Few are riding higher than the Czech Republic, where plants roll out cars for the likes of Toyota and consumer electronics for Dell, while smaller companies produce specialty goods to sell around the world. A roaring economy has slashed the jobless rate to just 2.4 per ccent, the lowest in the European Union.
The dearth of manpower, however, has limited the ability of Czech companies to expand. Nearly a third of them have started to turn away orders, according to the Czech Confederation of Industry, a trade group.
“It’s becoming a brake on growth,” said Jaroslav Hanak, the organization’s president. “If businesses don’t increase robotization and artificial intelligence, they’ll disappear.”
Eastern Europe’s factories are already well automated.
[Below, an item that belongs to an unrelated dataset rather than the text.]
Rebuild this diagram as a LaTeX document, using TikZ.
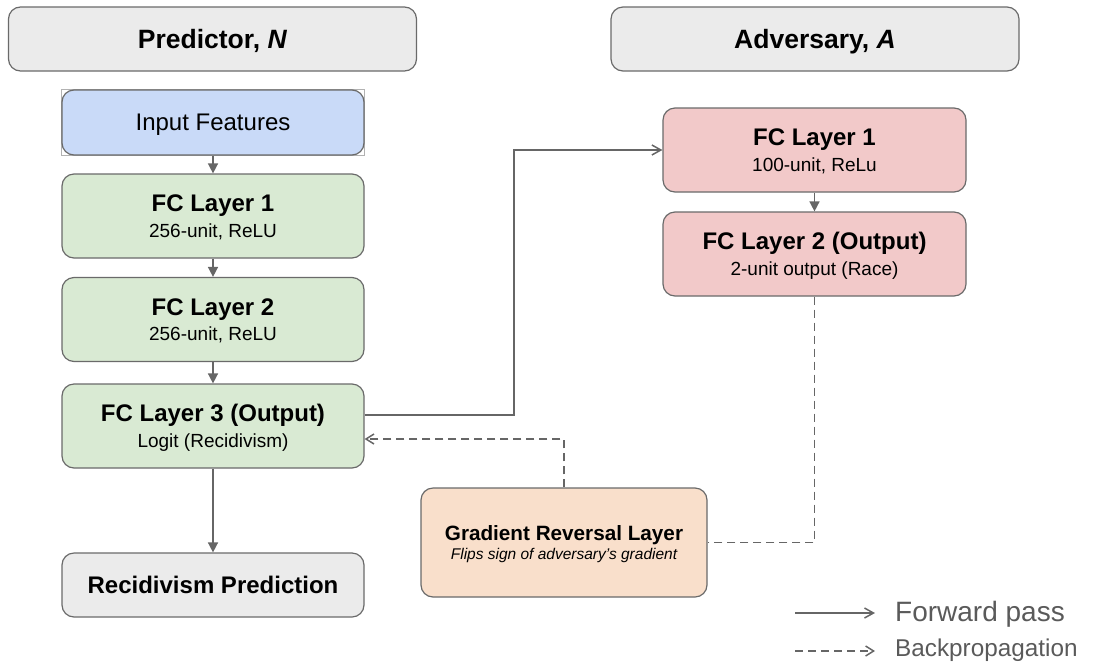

New robot installations in the Czech Republic rose 40 percent between 2010 and 2015, according to the International Federation of Robotics. Today there are around 101 robots for every 10,000 workers. And more machines are coming as companies try to improve productivity, tilting them toward levels in countries like Germany, which averages 309 robots per 10,000 workers, the most in Europe.
At Elko EP, which makes industrial timers for companies like General Electric, 70 percent of production is automated, and the company is aiming to be almost fully robotized in a few years. In a sleek white corner of the factory, robots have taken over routine manufacturing tasks. Jiri Konecny, the company's chief executive, moved factory floor workers to more complex roles, and focused hundreds of other employees on research and development.
“If we didn’t invest early in automation, we’d be dead by now,” he said.
For the Czech Republic and its neighbors, the calculus is one of survival. A new generation of robots is needed not just to confront the labor squeeze, but also to increase flexibility and output as consumers demand a wider range of products. On a recent afternoon in Brno, the nation’s second-largest city, hundreds of suppliers showed off articulated robots, robotic sensors and other wares in a hall as big as an airport at Amper, an automation convention. Buyers crowded around “smart” machines that tested car headlights or interacted with humans in shared work spaces.
Many are doing brisk business as companies around Eastern Europe accelerate an automation drive. At Rittal, a maker of switch gears and control cabinets for industrial robots, orders rose 15 percent last year and have jumped 25 per cent since January. “Companies aren’t able to produce more, so their competitiveness is falling,” said Jaromir Zeleny, Rittal’s MD. “They don’t want to be so dependent on people.”
Cost is another factor. Eastern Europe became a manufacturing powerhouse by luring multinationals with low wages. That advantage is ebbing, though. Average monthly pay in the Czech Republic rose 8 percent last year to about 1,160 euros, or about $1,400. Although one-third the average in Germany, it is expected to keep climbing.
Businesses say letting in more foreign workers would help. But the conservative government has pledged to limit immigration, and recently set strict caps on foreign work visas.
There are longer-term trends at play, as well. Families aren’t having children fast enough to replace people heading into retirement. Automation, one argument goes, could compensate. Skoda, the nation’s biggest automaker, said last month that it would “significantly accelerate” automation to face demographic changes and wage pressures.